Se o modelo de negócio escolhido pela empresa de transporte/ pela empresa-plataforma exige controlar esses aspectos, então o trabalho que ela demanda não é autônomo.
Marco regulatório do trabalho de transporte e entrega
Há algumas sugestões mais amplas para o marco regulatório do trabalho de transporte e entrega intermediado por plataformas, com uma certa inspiração no modelo da recente da lei do Uruguai.
A lei uruguaia, que foi aprovada ainda no governo anterior, é interessante porque traz três capítulos: um com disposições comuns a todos os tipos de contratação, são normas sobre proteção de dados, reputação digital, transparência e não discriminação dos critérios do algoritmo e das regras contratuais, além da segurança e prevenção de riscos no trabalho e também a negociação coletiva que é direito de todo trabalhador. Tudo isso independente de ser empregado ou não.
Essa estratégia da lei uruguaia nos ensina que, em uma realidade que é plural, não cabe ao legislador engessar os modelos de negócio num só.
Diferentes modelos de negócio em contratação
Hoje, existem mais de 705 plataformas de transporte no Brasil, e a plataforma “V3”, da cidade de Vitória, contrata trabalhadores via CLT, e a “Urbano Norte” não cobra taxa do motorista por corrida. Portanto, a lei não pode ser pensada apenas para o modelo de negócios adotado pela Uber e 99 ou iFood.
E, do ponto de vista da proteção dos trabalhadores, há todo o debate sobre a aplicação ou não da CLT. Porém, é preciso lembrar duas possibilidades de enquadramento jurídico à disposição do legislador:
O trabalho avulso, que é uma situação fática muito similar a dos trabalhadores plataformizados, prevista na Constituição. Os trabalhadores avulsos decidem trabalhar ou não e concorrem às chamadas. As empresas somente pagam por tarefa efetiva e há formas de provisionamento e organização de férias e outros direitos. Eles não são CLT, não são empregados, e quem administra a mão de obra é uma entidade das empresas, o “OGMO”, que organiza a contratação, seleciona, faz cadastro, registro e disponibiliza a mão de obra para cada tomador.

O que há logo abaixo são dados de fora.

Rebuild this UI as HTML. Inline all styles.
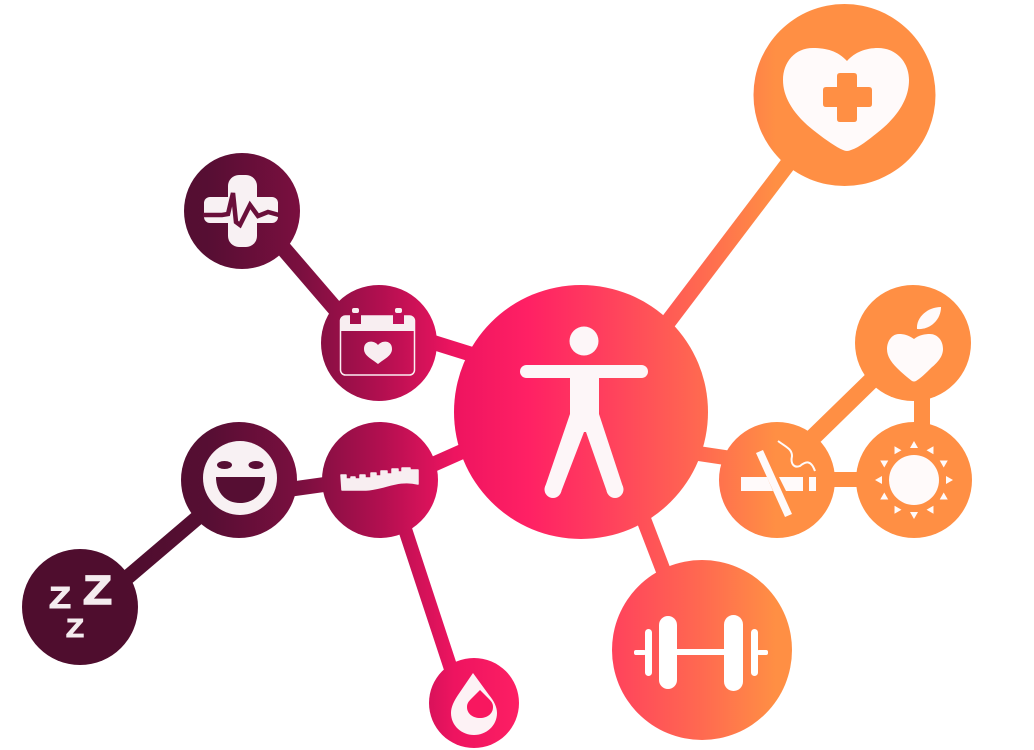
<!DOCTYPE html>
<html><head><meta charset="utf-8"><style>html,body{margin:0;padding:0;background:#fff}svg{display:block}</style></head>
<body>
<svg width="1034" height="750" viewBox="0 0 1034 750" xmlns="http://www.w3.org/2000/svg">
<defs>
<linearGradient id="g" gradientUnits="userSpaceOnUse" x1="0" y1="0" x2="1034" y2="0">
<stop offset="0.12" stop-color="#4f0d2e"/>
<stop offset="0.20" stop-color="#560e33"/>
<stop offset="0.29" stop-color="#7a0f3f"/>
<stop offset="0.37" stop-color="#b30f50"/>
<stop offset="0.44" stop-color="#ee1460"/>
<stop offset="0.51" stop-color="#ff2064"/>
<stop offset="0.58" stop-color="#ff3d5e"/>
<stop offset="0.68" stop-color="#ff6a50"/>
<stop offset="0.75" stop-color="#ff8f44"/>
<stop offset="1" stop-color="#ff8f44"/>
</linearGradient>
</defs>
<g stroke="url(#g)" stroke-width="15" fill="none">
<path d="M265 227L345 320" stroke-width="16"/>
<path d="M432 342L480 357"/>
<path d="M425 468L470 448"/>
<path d="M285 490L335 483"/>
<path d="M210 507L115 588"/>
<path d="M402 520L453 675" stroke-width="14"/>
<path d="M642 515L665 575"/>
<path d="M800 148L668 322" stroke-width="16"/>
<path d="M695 453L735 459"/>
<path d="M880 372L800 450" stroke-width="17"/>
<path d="M922 390V430" stroke-width="16"/>
<path d="M825 479.500H865"/>
</g>
<g fill="url(#g)">
<circle cx="581" cy="412" r="127"/>
<circle cx="844.500" cy="95" r="91"/>
<circle cx="913" cy="343" r="58"/>
<circle cx="914" cy="480" r="58"/>
<circle cx="777" cy="480" r="58"/>
<circle cx="702" cy="650" r="90"/>
<circle cx="474" cy="703" r="45"/>
<circle cx="380" cy="480" r="58"/>
<circle cx="379" cy="343" r="58"/>
<circle cx="242" cy="211" r="58"/>
<circle cx="239" cy="480" r="58"/>
<circle cx="80" cy="607" r="58"/>
</g>
<!-- person -->
<g fill="#fdf6f8" stroke="none">
<circle cx="584" cy="341" r="14.500"/>
<rect x="520" y="365" width="128" height="13" rx="6.500"/>
<rect x="570" y="370" width="29" height="46"/>
<path d="M570 414H599L623 487L607 492L586 432H584L561 492L545 487Z"/>
<circle cx="553" cy="489.500" r="8.500"/>
<circle cx="615" cy="489.500" r="8.500"/>
</g>
<!-- big heart -->
<path d="M847 61C838 51 826 48 813 48C795 48 783 62 783 80C783 97 793 115 817 133C826 140 836 147 843 150Q847 152 851 150C860 147 868 140 877 133C900 115 909 97 909 80C909 62 896 48 878 48C866 48 855 52 847 61Z" fill="#fffafa"/>
<path d="M840 73H854Q857 73 857 76V87H869Q872 87 872 90V104Q872 107 869 107H857V119Q857 122 854 122H840Q837 122 837 119V107H826Q823 107 823 104V90Q823 87 826 87H837V76Q837 73 840 73Z" fill="#ff8f44"/>
<!-- apple heart -->
<path d="M914 339C908 335 904 334 899 334C892 334 887 341 887 349C887 357 892 363 897 368C902 373 908 378 912 381Q914 382 916 381C921 378 926 373 931 368C937 363 943 357 943 349C943 340 937 334 930 334C925 334 919 335 914 339Z" fill="#fffafa"/>
<path d="M917 329C916 317 928 307 941 307C941 320 930 330 917 329Z" fill="#fffafa"/>
<!-- sun -->
<g fill="#fffafa">
<circle cx="914" cy="480" r="25"/>
<g transform="translate(914 480)">
<path d="M0 -39L4 -32H-4Z"/>
<path d="M0 -39L4 -32H-4Z" transform="rotate(30)"/>
<path d="M0 -39L4 -32H-4Z" transform="rotate(60)"/>
<path d="M0 -39L4 -32H-4Z" transform="rotate(90)"/>
<path d="M0 -39L4 -32H-4Z" transform="rotate(120)"/>
<path d="M0 -39L4 -32H-4Z" transform="rotate(150)"/>
<path d="M0 -39L4 -32H-4Z" transform="rotate(180)"/>
<path d="M0 -39L4 -32H-4Z" transform="rotate(210)"/>
<path d="M0 -39L4 -32H-4Z" transform="rotate(240)"/>
<path d="M0 -39L4 -32H-4Z" transform="rotate(270)"/>
<path d="M0 -39L4 -32H-4Z" transform="rotate(300)"/>
<path d="M0 -39L4 -32H-4Z" transform="rotate(330)"/>
</g>
</g>
<!-- cigarette -->
<g fill="#fffafa">
<path d="M741 477H767L773 491H741Z"/>
<path d="M779 477H803V491H786Z"/>
<rect x="809" y="477" width="7" height="14"/>
<path d="M756 453L763 450L792 514L785 517Z"/>
</g>
<path d="M778 441C786 447 792 449 792 456C790 465 795 468 800 466C806 461 811 460 815 471" fill="none" stroke="#fffafa" stroke-width="2"/>
<!-- dumbbell -->
<g fill="#fff">
<rect x="659" y="616" width="18" height="73" rx="9"/>
<rect x="724" y="615" width="19" height="76" rx="9.500"/>
<rect x="677" y="649" width="47" height="6"/>
<rect x="645" y="629" width="7" height="47" rx="3.500"/>
<rect x="751" y="629" width="7" height="47" rx="3.500"/>
<rect x="634" y="650" width="12" height="5" rx="2"/>
<rect x="757" y="650" width="11" height="5" rx="2"/>
</g>
<!-- drop -->
<path d="M473 673L489 695C494 701 497 707 497 713C497 726 486 735 474 735C462 735 451 726 451 713C451 707 454 701 458 695Z" fill="#fdf2f5"/>
<path d="M480 690L489 699C492 702 493 704 493 707C493 714 487 718 480 718C473 718 467 714 467 707C467 704 468 702 471 699Z" fill="#f8175f"/>
<!-- ECG cross -->
<g fill="#f8f1f3">
<rect x="228" y="175" width="29" height="72" rx="11"/>
<rect x="204" y="197" width="74" height="26" rx="6"/>
</g>
<path d="M203 215H222L228 214L233 193L236 222L240 225L250 205L258 216L268 212L279 215" fill="none" stroke="#6a0f3a" stroke-width="4.500"/>
<!-- calendar -->
<rect x="340.500" y="316" width="74" height="59" rx="5" fill="none" stroke="#fbeef2" stroke-width="1.500"/>
<path d="M345 316H410Q414.500 316 414.500 321V331H340V321Q340 316 345 316Z" fill="#f8eef1"/>
<rect x="350" y="313" width="11" height="11" fill="#a50f4c"/>
<rect x="393" y="313" width="11" height="11" fill="#c0105a"/>
<rect x="352" y="308" width="7" height="5" rx="2" fill="#f8eef1"/>
<rect x="395" y="308" width="7" height="5" rx="2" fill="#f8eef1"/>
<path d="M378 345C374 340 364 340 364 349C364 356 372 359 378 364C384 359 392 356 392 349C392 340 382 340 378 345Z" fill="#f8eef1"/>
<!-- smile -->
<circle cx="240" cy="478" r="37" fill="#f8f1f3"/>
<path d="M216 477H265C265 493 254 503 240 503C226 503 216 493 216 477Z" fill="#560e33"/>
<ellipse cx="224.500" cy="465" rx="7.500" ry="4" fill="#560e33"/>
<ellipse cx="256" cy="465" rx="7.500" ry="4" fill="#5a0e35"/>
<!-- ruler -->
<path d="M341 475H346V479H351V477H355V479H360V475H365V478H371V473H376V476H381V471H387V474H392V469H398V472H402V468H410V470H418V484C398 479 385 489 366 490L342 490Z" fill="#f8eef1" stroke="#f8eef1" stroke-width="1.500" stroke-linejoin="round"/>
<!-- zzz -->
<g fill="#f4ecef" stroke="#f4ecef" font-family="'Liberation Sans',sans-serif" font-weight="700">
<text x="83" y="604" font-size="41" textLength="29" lengthAdjust="spacingAndGlyphs" stroke-width="1.500">Z</text>
<text x="49" y="608" font-size="31" textLength="22" lengthAdjust="spacingAndGlyphs" stroke-width="1">Z</text>
<text x="66" y="637" font-size="26" textLength="18" lengthAdjust="spacingAndGlyphs" stroke-width="1">Z</text>
</g>
</svg>
</body></html>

A outra possibilidade, hoje, está na CLT, mas pode ter uma adaptação legislativa. É o intermitente de plataforma, porque o cliente é da plataforma, quem define o valor do serviço e da corrida ou entrega é a empresa-plataforma, mas o trabalhador que decide se aceita ou não o serviço. E é o trabalhador quem decide os horários de trabalho. Cabe ao legislador regular aspectos específicos de limites de jornada, formas de remuneração, transparência e proteção de dados, gamificação no gerenciamento algorítmico, dentre outras.

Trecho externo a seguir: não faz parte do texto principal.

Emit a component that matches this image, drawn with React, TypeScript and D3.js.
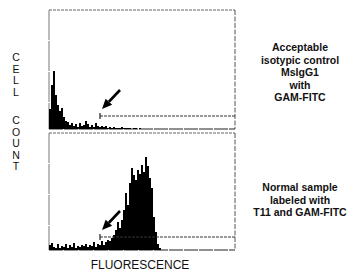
import React from 'react'
import * as d3 from 'd3'

// histogram counts, one value per channel bin
const controlCounts = [
  20, 44, 58, 34, 24, 18, 21, 12, 8, 7, 4, 6, 3, 5, 2, 6, 3, 4, 8, 5,
  2, 4, 2, 6, 3, 2, 3, 2, 3, 1, 2, 1, 2, 1, 1, 1, 2, 1, 1, 1,
  1, 0, 1, 1, 0, 1, 0, 0, 0, 0,
]
const sampleCounts = [
  5, 7, 3, 2, 6, 2, 4, 3, 6, 2, 5, 3, 7, 2, 4, 3, 5, 4, 6, 3,
  5, 4, 8, 3, 6, 5, 9, 5, 8, 10, 9, 12, 15, 20, 28, 22, 30, 40, 57, 45,
  67, 82, 75, 70, 80, 76, 85, 78, 93, 84, 72, 62, 33, 18, 6, 2, 0, 0,
]
const channelCount = 93

const gate = { start: 25.5, level: 13 }
const arrow = { from: [35.5, 39], to: [26.5, 20] }

const yWords = ['CELL', 'COUNT']
const controlLabel = ['Acceptable', 'isotypic control', 'MsIgG1', 'with', 'GAM-FITC']
const sampleLabel = ['Normal sample', 'labeled with', 'T11 and GAM-FITC']
const xLabel = 'FLUORESCENCE'

const width = 362
const height = 272
const left = 49
const right = 235
const panels = [
  { top: 10, bottom: 129, counts: controlCounts, label: controlLabel, labelY: 51 },
  { top: 133, bottom: 250, counts: sampleCounts, label: sampleLabel, labelY: 191 },
]

const font = 'Liberation Sans, Arial, Helvetica, sans-serif'

function Panel({ p, x }) {
  const y = d3.scaleLinear().domain([0, p.bottom - p.top]).range([p.bottom, p.top])
  const data = p.counts.concat([0])
  const area = d3.area<number>()
    .x((_d, i) => x(i))
    .y0(y(0))
    .y1(d => y(d))
    .curve(d3.curveStepAfter)

  const [x1, y1] = [x(arrow.from[0]), y(arrow.from[1])]
  const [x2, y2] = [x(arrow.to[0]), y(arrow.to[1])]
  const ang = Math.atan2(y2 - y1, x2 - x1)
  const hl = 10, hw = 4.5
  const bx = x2 - hl * Math.cos(ang), by = y2 - hl * Math.sin(ang)
  const head = [
    [x2, y2],
    [bx + hw * Math.sin(ang), by - hw * Math.cos(ang)],
    [bx - hw * Math.sin(ang), by + hw * Math.cos(ang)],
  ]

  const gx = x(gate.start), gy = y(gate.level)

  return (
    <g>
      {/* frame */}
      <line x1={left} x2={right} y1={p.top} y2={p.top} stroke="#666" strokeWidth={1} strokeDasharray="3,1" />
      <line x1={left} x2={left} y1={p.top} y2={p.bottom} stroke="#777" strokeWidth={1} strokeDasharray="30,1" />
      <line x1={right} x2={right} y1={p.top} y2={p.bottom} stroke="#555" strokeWidth={1} strokeDasharray="5,1.5" />
      <line x1={left} x2={right} y1={p.bottom} y2={p.bottom} stroke="#222" strokeWidth={1.2} strokeDasharray="14,1" />

      <path d={area(data)} fill="#000" />

      {/* gate marker */}
      <line x1={gx} x2={right} y1={gy} y2={gy} stroke="#333" strokeWidth={1} strokeDasharray="3,1" />
      <line x1={gx} x2={gx} y1={gy - 3} y2={gy + 3} stroke="#222" strokeWidth={1.2} />

      <line x1={x1} y1={y1} x2={bx} y2={by} stroke="#000" strokeWidth={2.6} />
      <polygon points={head.map(d => d.join(',')).join(' ')} fill="#000" />

      <text fontFamily={font} fontWeight="bold" fontSize={10.5} textAnchor="middle" fill="#111">
        {p.label.map((t, i) => (
          <tspan key={i} x={300} y={p.labelY + i * 12.5}>{t}</tspan>
        ))}
      </text>
    </g>
  )
}

export default function App() {
  const x = d3.scaleLinear().domain([0, channelCount]).range([left, right])
  const wordTop = [61, 124]

  return (
    <div style={{ position: 'absolute', left: 0, top: 0 }}>
      <svg width={width} height={height} style={{ display: 'block', background: '#fff' }}>
        {panels.map((p, i) => <Panel key={i} p={p} x={x} />)}

        <text fontFamily={font} fontSize={10.5} textAnchor="middle" fill="#111">
          {yWords.map((w, j) => w.split('').map((c, i) => (
            <tspan key={j + '-' + i} x={16} y={wordTop[j] + i * 11.5}>{c}</tspan>
          )))}
        </text>

        <text x={(left + right) / 2 - 2} y={268.5} fontFamily={font} fontSize={12}
          textAnchor="middle" fill="#111">{xLabel}</text>
      </svg>
    </div>
  )
}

A Organização Internacional do Trabalho, da qual o Brasil é membro desde a sua criação, decidiu que vai editar em poucos meses uma convenção sobre o trabalho em plataforma, e esta convenção da OIT vai balizar a regulação desse mercado em todo o mundo. Muitos aspectos ainda vão ser decididos em maio de 2026. Mas é interessante que já existe todo um conjunto de consensos entre governos, empresas e trabalhadores sobre determinados conceitos (de trabalhador de plataformas digitais, plataforma digital de trabalho, remuneração, pagamento) e é recomendável que o marco legislativo brasileiro já esteja em sintonia com essas definições.

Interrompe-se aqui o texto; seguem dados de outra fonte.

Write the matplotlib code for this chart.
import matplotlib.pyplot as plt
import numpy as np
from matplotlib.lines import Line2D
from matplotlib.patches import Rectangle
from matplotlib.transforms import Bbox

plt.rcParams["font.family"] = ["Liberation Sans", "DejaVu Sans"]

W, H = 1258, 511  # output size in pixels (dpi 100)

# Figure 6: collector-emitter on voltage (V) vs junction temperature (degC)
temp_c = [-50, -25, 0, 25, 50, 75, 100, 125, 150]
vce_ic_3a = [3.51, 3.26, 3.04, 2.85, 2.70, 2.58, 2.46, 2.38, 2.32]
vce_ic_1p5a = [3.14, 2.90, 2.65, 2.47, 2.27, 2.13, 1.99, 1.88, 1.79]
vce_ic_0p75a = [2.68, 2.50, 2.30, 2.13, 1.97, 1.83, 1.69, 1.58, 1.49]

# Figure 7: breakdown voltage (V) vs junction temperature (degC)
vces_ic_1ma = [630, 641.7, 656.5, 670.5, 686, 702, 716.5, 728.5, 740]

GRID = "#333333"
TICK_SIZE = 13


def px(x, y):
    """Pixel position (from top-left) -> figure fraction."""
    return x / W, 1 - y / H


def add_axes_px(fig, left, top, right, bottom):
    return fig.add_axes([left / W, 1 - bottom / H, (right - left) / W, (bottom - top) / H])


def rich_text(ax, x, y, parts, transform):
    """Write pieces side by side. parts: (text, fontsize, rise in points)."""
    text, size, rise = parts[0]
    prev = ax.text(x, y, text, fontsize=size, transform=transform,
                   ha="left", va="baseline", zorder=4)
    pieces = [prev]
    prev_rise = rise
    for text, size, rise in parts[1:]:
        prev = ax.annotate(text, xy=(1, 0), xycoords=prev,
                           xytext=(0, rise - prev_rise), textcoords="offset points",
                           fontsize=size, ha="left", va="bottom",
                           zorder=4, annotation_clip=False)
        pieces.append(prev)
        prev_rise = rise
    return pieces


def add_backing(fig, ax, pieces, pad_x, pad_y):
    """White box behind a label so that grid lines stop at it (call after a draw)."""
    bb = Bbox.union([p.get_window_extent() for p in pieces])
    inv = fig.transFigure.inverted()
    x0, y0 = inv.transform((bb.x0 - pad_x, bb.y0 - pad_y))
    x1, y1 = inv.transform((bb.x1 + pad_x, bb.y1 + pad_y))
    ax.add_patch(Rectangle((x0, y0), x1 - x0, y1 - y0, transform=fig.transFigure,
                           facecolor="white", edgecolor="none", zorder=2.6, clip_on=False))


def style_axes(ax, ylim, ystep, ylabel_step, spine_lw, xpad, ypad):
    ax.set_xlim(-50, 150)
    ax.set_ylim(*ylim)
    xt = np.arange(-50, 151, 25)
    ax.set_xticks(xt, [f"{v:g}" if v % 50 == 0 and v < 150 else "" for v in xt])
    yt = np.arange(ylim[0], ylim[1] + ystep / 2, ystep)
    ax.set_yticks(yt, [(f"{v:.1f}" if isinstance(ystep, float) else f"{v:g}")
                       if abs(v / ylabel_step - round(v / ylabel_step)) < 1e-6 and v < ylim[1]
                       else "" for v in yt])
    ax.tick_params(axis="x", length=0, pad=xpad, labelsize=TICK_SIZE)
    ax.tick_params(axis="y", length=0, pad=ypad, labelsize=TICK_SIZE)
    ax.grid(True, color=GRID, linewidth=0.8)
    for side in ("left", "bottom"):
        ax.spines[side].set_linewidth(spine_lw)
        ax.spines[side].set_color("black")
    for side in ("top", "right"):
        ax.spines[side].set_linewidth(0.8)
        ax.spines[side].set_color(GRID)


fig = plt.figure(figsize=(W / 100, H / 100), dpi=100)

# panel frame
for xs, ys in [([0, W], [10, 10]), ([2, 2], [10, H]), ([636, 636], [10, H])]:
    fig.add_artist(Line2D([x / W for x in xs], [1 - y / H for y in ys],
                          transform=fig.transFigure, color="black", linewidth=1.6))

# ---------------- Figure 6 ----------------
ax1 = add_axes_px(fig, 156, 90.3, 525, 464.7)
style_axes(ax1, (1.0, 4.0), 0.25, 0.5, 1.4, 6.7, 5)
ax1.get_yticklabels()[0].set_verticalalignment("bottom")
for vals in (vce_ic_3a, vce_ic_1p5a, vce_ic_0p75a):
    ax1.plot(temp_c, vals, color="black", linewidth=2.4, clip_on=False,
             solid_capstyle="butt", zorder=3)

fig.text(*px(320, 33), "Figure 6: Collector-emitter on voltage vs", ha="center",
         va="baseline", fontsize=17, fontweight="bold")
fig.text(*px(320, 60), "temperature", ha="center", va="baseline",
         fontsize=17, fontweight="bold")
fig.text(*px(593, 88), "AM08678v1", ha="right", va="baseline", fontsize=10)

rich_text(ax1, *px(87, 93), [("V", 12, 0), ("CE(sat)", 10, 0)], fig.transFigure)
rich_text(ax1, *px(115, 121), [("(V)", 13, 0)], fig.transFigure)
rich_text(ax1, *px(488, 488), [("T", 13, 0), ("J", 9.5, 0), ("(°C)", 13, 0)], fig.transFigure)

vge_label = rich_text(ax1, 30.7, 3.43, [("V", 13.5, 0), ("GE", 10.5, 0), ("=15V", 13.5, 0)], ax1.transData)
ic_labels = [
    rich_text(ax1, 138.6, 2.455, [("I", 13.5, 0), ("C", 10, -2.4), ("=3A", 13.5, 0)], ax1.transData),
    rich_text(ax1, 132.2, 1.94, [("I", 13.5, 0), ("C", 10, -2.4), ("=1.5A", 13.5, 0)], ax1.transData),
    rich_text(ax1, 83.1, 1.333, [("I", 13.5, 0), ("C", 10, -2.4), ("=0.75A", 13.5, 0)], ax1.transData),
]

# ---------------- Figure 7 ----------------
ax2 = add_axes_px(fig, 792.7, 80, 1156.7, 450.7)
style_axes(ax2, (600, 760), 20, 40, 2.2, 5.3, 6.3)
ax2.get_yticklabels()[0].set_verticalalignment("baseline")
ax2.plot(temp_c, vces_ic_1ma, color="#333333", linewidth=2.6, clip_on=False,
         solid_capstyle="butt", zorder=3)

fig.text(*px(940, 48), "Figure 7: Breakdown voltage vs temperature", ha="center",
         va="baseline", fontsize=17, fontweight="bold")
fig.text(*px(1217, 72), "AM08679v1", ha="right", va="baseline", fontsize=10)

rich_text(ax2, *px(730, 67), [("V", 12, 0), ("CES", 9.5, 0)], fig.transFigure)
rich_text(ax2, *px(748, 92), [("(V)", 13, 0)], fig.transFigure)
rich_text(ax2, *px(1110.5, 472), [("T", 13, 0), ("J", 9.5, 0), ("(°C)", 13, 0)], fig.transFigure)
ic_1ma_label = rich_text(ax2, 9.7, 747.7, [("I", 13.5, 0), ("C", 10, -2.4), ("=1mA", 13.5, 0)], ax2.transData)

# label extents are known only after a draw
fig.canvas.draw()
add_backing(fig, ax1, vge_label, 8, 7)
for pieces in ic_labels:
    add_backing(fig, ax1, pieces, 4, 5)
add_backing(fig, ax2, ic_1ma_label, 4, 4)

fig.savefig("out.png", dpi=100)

A OIT já definiu também que os países precisam regulamentar todo o trabalho em plataformas, tanto autônomo, mas também o empregado.
Para finalizar, o mosaico de lentes que temos para olhar o trabalho em plataformas, nós também temos com relação as lideranças de trabalhadores. No meu livro “De Vidas e Vínculos”, fiz um mapeamento das entidades sindicais e também reconheci a existência das lideranças de associações e cooperativas e também as lideranças informais. A lei precisa contemplar o reconhecimento das entidades coletivas dos trabalhadores, porque é um direito constitucional de todos os trabalhadores e também precisa contemplar a negociação coletiva como uma excelente forma de definição das normas jurídicas que vão reger as relações entre empresas e trabalhadores de cada setor econômico e profissional.
Referências
LEME, Ana Carolina Paes. Da máquina à nuvem: caminhos para o acesso à justiça pela via de direitos dos motoristas da Uber. São Paulo: LTr, 2019.
LEME, Ana Carolina Reis Paes. De vidas e vínculos: as lutas dos motoristas plataformizados por reconhecimento, redistribuição e representação no Brasil. São Paulo, LTr, 2023.
VIDIGAL, Viviane; MAIOR, Nívea M. S. S.; LEME, Ana C. R. P.; BRAGA, Cynthia R.. Do estilingue ao drone laser: a disputa de projetos de classe entre trabalhadores/as e empresas-plataforma. Revista Jurídica Trabalho e Desenvolvimento Humano, Campinas, v. 7, p. 1-22, 2024.